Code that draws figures
------------------------------------

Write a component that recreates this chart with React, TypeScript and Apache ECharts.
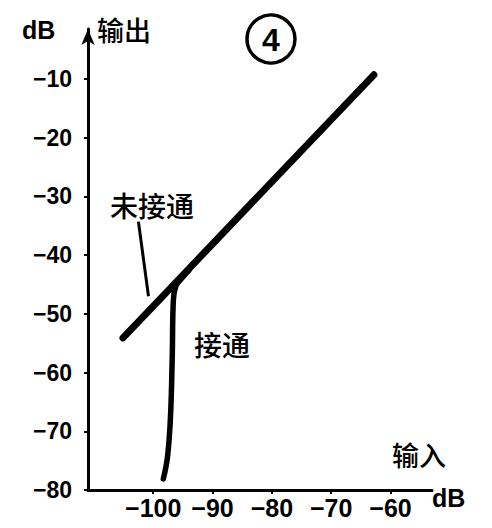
import React, { useEffect, useRef } from "react";
import * as echarts from "echarts";

// Tick values and labels
const xTicks = [-100, -90, -80, -70, -60];
const xTickLabels = ["−100", "−90", "−80", "−70", "−60"];
const yTicks = [-10, -20, -30, -40, -50, -60, -70, -80];
const yTickLabels = ["−10", "−20", "−30", "−40", "−50", "−60", "−70", "−80"];

// 未接通 (not connected): straight line [input dB, output dB]
const unconnectedLine = [
  [-105.1, -54.1],
  [-95.0, -43.4],
  [-62.8, -9.3],
];

// 接通 (connected): curve rising from bottom and merging into the line
const connectedCurve = [
  [-98.3, -78.1],
  [-97.6, -74.4],
  [-97.1, -67.7],
  [-96.8, -57.5],
  [-96.6, -47.6],
  [-96.2, -45.3],
  [-95.4, -44.2],
  [-94.0, -42.6],
];

// leader line from label 未接通 to the line
const leaderLine = [
  [-102.5, -34.3],
  [-100.8, -47.0],
];

const FONT = "'Liberation Sans', 'Noto Sans', sans-serif";
const CJK = "'Noto Sans CJK SC', sans-serif";

export default function App() {
  const ref = useRef<HTMLDivElement>(null);
  useEffect(() => {
    if (!ref.current) return;
    const chart = echarts.init(ref.current, undefined, { renderer: "svg" });
    chart.setOption({
      animation: false,
      backgroundColor: "#ffffff",
      grid: { left: 88, right: 60, top: 29, bottom: 38 },
      xAxis: {
        type: "value",
        min: -111,
        max: -53,
        axisLine: { show: true, lineStyle: { color: "#000", width: 3 } },
        axisTick: {
          show: true,
          customValues: xTicks,
          length: 4,
          lineStyle: { color: "#000", width: 2 },
        },
        splitLine: { show: false },
        axisLabel: {
          customValues: xTicks,
          margin: 5,
          color: "#000",
          fontSize: 25,
          fontWeight: "bold",
          fontFamily: FONT,
          formatter: (v: number) => {
            const i = xTicks.indexOf(v);
            return i >= 0 ? xTickLabels[i] : "";
          },
        },
      },
      yAxis: {
        type: "value",
        min: -80,
        max: -1.5,
        axisLine: {
          show: true,
          symbol: ["none", "arrow"],
          symbolSize: [10, 16],
          lineStyle: { color: "#000", width: 3 },
        },
        axisTick: {
          show: true,
          customValues: yTicks,
          length: 4,
          lineStyle: { color: "#000", width: 2 },
        },
        splitLine: { show: false },
        axisLabel: {
          customValues: yTicks,
          margin: 16,
          color: "#000",
          fontSize: 23,
          fontWeight: "bold",
          fontFamily: FONT,
          formatter: (v: number) => {
            const i = yTicks.indexOf(v);
            return i >= 0 ? yTickLabels[i] : "";
          },
        },
      },
      series: [
        {
          name: "未接通",
          type: "line",
          data: unconnectedLine,
          showSymbol: false,
          lineStyle: { color: "#000", width: 7, cap: "round", join: "round" },
        },
        {
          name: "接通",
          type: "line",
          data: connectedCurve,
          smooth: 0.4,
          showSymbol: false,
          lineStyle: { color: "#000", width: 5.5, cap: "round" },
        },
        {
          name: "leader",
          type: "line",
          data: leaderLine,
          showSymbol: false,
          lineStyle: { color: "#000", width: 3 },
        },
      ],
      graphic: [
        { type: "text", left: 22, top: 17, style: { text: "dB", fontSize: 25, fontWeight: "bold", fontFamily: FONT, fill: "#000" } },
        { type: "text", left: 97, top: 16, style: { text: "输出", fontSize: 27, fontWeight: 500, fontFamily: CJK, fill: "#000" } },
        { type: "circle", shape: { cx: 271, cy: 39, r: 24 }, style: { fill: "none", stroke: "#000", lineWidth: 3.5 } },
        {
          type: "text",
          x: 271,
          y: 40,
          style: { text: "4", fontSize: 32, fontWeight: "bold", fontFamily: FONT, fill: "#000", align: "center", verticalAlign: "middle" },
        },
        { type: "text", left: 110, top: 191, style: { text: "未接通", fontSize: 28, fontWeight: 500, fontFamily: CJK, fill: "#000" } },
        { type: "text", left: 194, top: 330, style: { text: "接通", fontSize: 28, fontWeight: 500, fontFamily: CJK, fill: "#000" } },
        { type: "text", left: 392, top: 441, style: { text: "输入", fontSize: 27, fontWeight: 500, fontFamily: CJK, fill: "#000" } },
        { type: "text", left: 432, top: 485, style: { text: "dB", fontSize: 25, fontWeight: "bold", fontFamily: FONT, fill: "#000" } },
      ],
    });
    return () => chart.dispose();
  }, []);
  return (
    <div
      ref={ref}
      style={{ position: "fixed", left: 0, top: 0, width: 492, height: 528, background: "#fff" }}
    />
  );
}
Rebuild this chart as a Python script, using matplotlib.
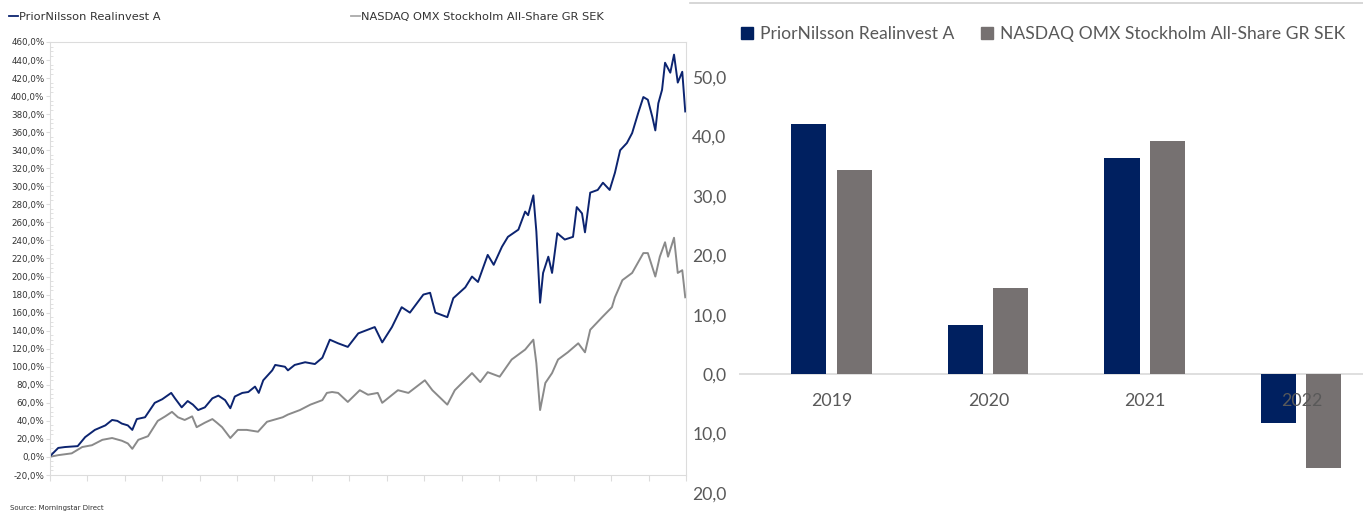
import numpy as np
import matplotlib.pyplot as plt
from matplotlib.lines import Line2D
from matplotlib.patches import Patch

# Cumulative performance (%), time in decimal years
pn_t = [2013.65, 2013.77, 2013.86, 2014.03, 2014.13, 2014.26, 2014.40, 2014.49, 2014.56, 2014.62,
        2014.70, 2014.76, 2014.82, 2014.93, 2015.06, 2015.16, 2015.28, 2015.33, 2015.42, 2015.50,
        2015.57, 2015.64, 2015.73, 2015.83, 2015.91, 2016.00, 2016.07, 2016.13, 2016.23, 2016.31,
        2016.40, 2016.45, 2016.51, 2016.63, 2016.67, 2016.80, 2016.84, 2016.93, 2017.07, 2017.20,
        2017.30, 2017.40, 2017.51, 2017.64, 2017.78, 2018.00, 2018.10, 2018.23, 2018.36, 2018.47,
        2018.65, 2018.74, 2018.81, 2018.97, 2019.05, 2019.21, 2019.30, 2019.38, 2019.51, 2019.59,
        2019.70, 2019.78, 2019.92, 2020.01, 2020.05, 2020.12, 2020.16, 2020.21, 2020.25, 2020.32,
        2020.37, 2020.44, 2020.54, 2020.65, 2020.70, 2020.77, 2020.81, 2020.88, 2020.98, 2021.05,
        2021.14, 2021.21, 2021.28, 2021.37, 2021.44, 2021.52, 2021.59, 2021.65, 2021.71, 2021.75,
        2021.79, 2021.84, 2021.88, 2021.95, 2022.00, 2022.05, 2022.11, 2022.15]
pn_v = [0, 10, 11, 12, 22, 30, 35, 41, 40, 37,
        35, 30, 42, 44, 60, 64, 71, 65, 55, 62,
        58, 52, 55, 65, 68, 63, 54, 67, 71, 72,
        78, 71, 85, 96, 102, 100, 96, 102, 105, 103,
        110, 130, 126, 122, 137, 144, 127, 144, 166, 160,
        180, 182, 160, 155, 176, 188, 200, 194, 224, 213,
        233, 244, 252, 272, 268, 290, 250, 171, 204, 222,
        204, 248, 241, 244, 277, 270, 249, 293, 296, 304,
        296, 315, 340, 348, 359, 381, 399, 396, 377, 362,
        392, 407, 437, 426, 446, 415, 427, 383]

omx_t = [2013.65, 2013.77, 2013.95, 2014.09, 2014.22, 2014.36, 2014.49, 2014.62, 2014.70, 2014.76,
         2014.84, 2014.97, 2015.10, 2015.20, 2015.29, 2015.37, 2015.46, 2015.56, 2015.62, 2015.73,
         2015.83, 2015.89, 2015.96, 2016.07, 2016.17, 2016.29, 2016.44, 2016.56, 2016.77, 2016.84,
         2017.00, 2017.14, 2017.30, 2017.36, 2017.43, 2017.51, 2017.64, 2017.80, 2017.91, 2018.04,
         2018.10, 2018.31, 2018.45, 2018.67, 2018.77, 2018.97, 2019.07, 2019.30, 2019.41, 2019.51,
         2019.67, 2019.83, 2020.01, 2020.12, 2020.16, 2020.21, 2020.28, 2020.37, 2020.45, 2020.58,
         2020.72, 2020.81, 2020.88, 2021.04, 2021.17, 2021.21, 2021.31, 2021.44, 2021.59, 2021.65,
         2021.75, 2021.81, 2021.88, 2021.92, 2022.00, 2022.05, 2022.11, 2022.15]
omx_v = [0, 2, 4, 11, 13, 19, 21, 18, 15, 9,
         19, 23, 40, 45, 50, 44, 41, 45, 33, 38,
         42, 38, 33, 21, 30, 30, 28, 39, 44, 47,
         52, 58, 63, 71, 72, 71, 61, 74, 69, 71,
         60, 74, 71, 85, 74, 58, 74, 93, 83, 94,
         89, 108, 119, 130, 104, 52, 82, 93, 108, 116,
         126, 116, 141, 155, 166, 177, 196, 204, 226, 226,
         200, 222, 238, 222, 243, 204, 207, 177]

# Yearly returns (%)
years = ["2019", "2020", "2021", "2022"]
pn_year = [42.1, 8.3, 36.4, -8.3]
omx_year = [34.4, 14.5, 39.2, -15.8]

fund_name = "PriorNilsson Realinvest A"
index_name = "NASDAQ OMX Stockholm All-Share GR SEK"

W, H = 1363, 511
fig = plt.figure(figsize=(W / 100, H / 100), dpi=100)

navy_line = "#0c2470"
gray_line = "#8a8a8a"
frame = "#dcdcdc"

# ---- left: cumulative line chart ----
ax = fig.add_axes([50 / W, 1 - 475 / H, 636 / W, 433 / H])
ax.plot(omx_t, omx_v, color=gray_line, lw=1.4)
ax.plot(pn_t, pn_v, color=navy_line, lw=1.4)
ax.set_xlim(2013.66, 2022.16)
ax.set_ylim(-20, 460)
yt = np.arange(-20, 461, 20)
ax.set_yticks(yt)
ax.set_yticklabels([f"{v:.1f}".replace(".", ",") + "%" for v in yt], fontsize=6.3, color="#333333")
ax.set_yticks(np.arange(-20, 461, 5), minor=True)
ax.set_xticks(np.arange(2013.66, 2022.17, 0.5))
ax.set_xticklabels([])
for s in ax.spines.values():
    s.set_color(frame)
    s.set_linewidth(0.8)
ax.tick_params(axis="y", which="major", length=3, color=frame, pad=1)
ax.tick_params(axis="y", which="minor", length=2, color=frame, direction="in")
ax.tick_params(axis="x", length=4, color=frame)

fig.legend(handles=[Line2D([], [], color=navy_line, lw=1.3)], labels=[fund_name],
           loc="center left", bbox_to_anchor=(9 / W, 1 - 17 / H), frameon=False,
           handlelength=0.8, handletextpad=0.12, prop={"size": 8.2}, labelcolor="#333333",
           borderaxespad=0, borderpad=0)
fig.legend(handles=[Line2D([], [], color="#aaaaaa", lw=1.3)], labels=[index_name],
           loc="center left", bbox_to_anchor=(351 / W, 1 - 17 / H), frameon=False,
           handlelength=0.8, handletextpad=0.12, prop={"size": 8.2}, labelcolor="#333333",
           borderaxespad=0, borderpad=0)
fig.text(10 / W, 1 - 508 / H, "Source: Morningstar Direct", fontsize=5, color="#333333", va="center")

# ---- right: yearly bar chart ----
navy_bar = "#002060"
gray_bar = "#767171"
txt = "#595959"
font = ["Lato", "DejaVu Sans"]

bx = fig.add_axes([739 / W, 1 - 493 / H, 624 / W, 416 / H])
x = np.arange(len(years))
bx.bar(x - 0.147, pn_year, width=0.224, color=navy_bar)
bx.bar(x + 0.141, omx_year, width=0.224, color=gray_bar)
bx.axhline(0, color="#d9d9d9", lw=1.2, zorder=0.5)
bx.set_xlim(-0.594, 3.393)
bx.set_ylim(-20, 50)
bt = np.arange(-20, 51, 10)
bx.set_yticks(bt)
bx.set_yticklabels([f"{abs(v):.1f}".replace(".", ",") for v in bt], fontsize=12.6,
                   color=txt, family=font)
bx.tick_params(axis="y", length=0, pad=9)
bx.set_xticks([])
for s in bx.spines.values():
    s.set_visible(False)
for i, yr in enumerate(years):
    bx.annotate(yr, (i, 0), xytext=(0, -19.5), textcoords="offset points", ha="center",
                va="center", fontsize=12.8, color=txt, family=font, zorder=5)

fig.legend(handles=[Patch(color=navy_bar), Patch(color=gray_bar)],
           labels=[fund_name, index_name], ncol=2, loc="center left",
           bbox_to_anchor=(741 / W, 1 - 34 / H), frameon=False,
           handlelength=0.7, handleheight=0.7, handletextpad=0.4, columnspacing=1.5,
           prop={"family": font, "size": 12.6}, labelcolor=txt,
           borderaxespad=0, borderpad=0)

fig.add_artist(Line2D([690 / W, 1], [1 - 3 / H, 1 - 3 / H], color="#d0d0d0", lw=1.2,
                      transform=fig.transFigure))

fig.savefig("out.png", dpi=100)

------------------------------------

◆ What to do ◆
Where a line above holds the string "matplotlib", show that line.

◆ Full answer ◆
Rebuild this chart as a Python script, using matplotlib.
import matplotlib.pyplot as plt
from matplotlib.lines import Line2D
from matplotlib.patches import Patch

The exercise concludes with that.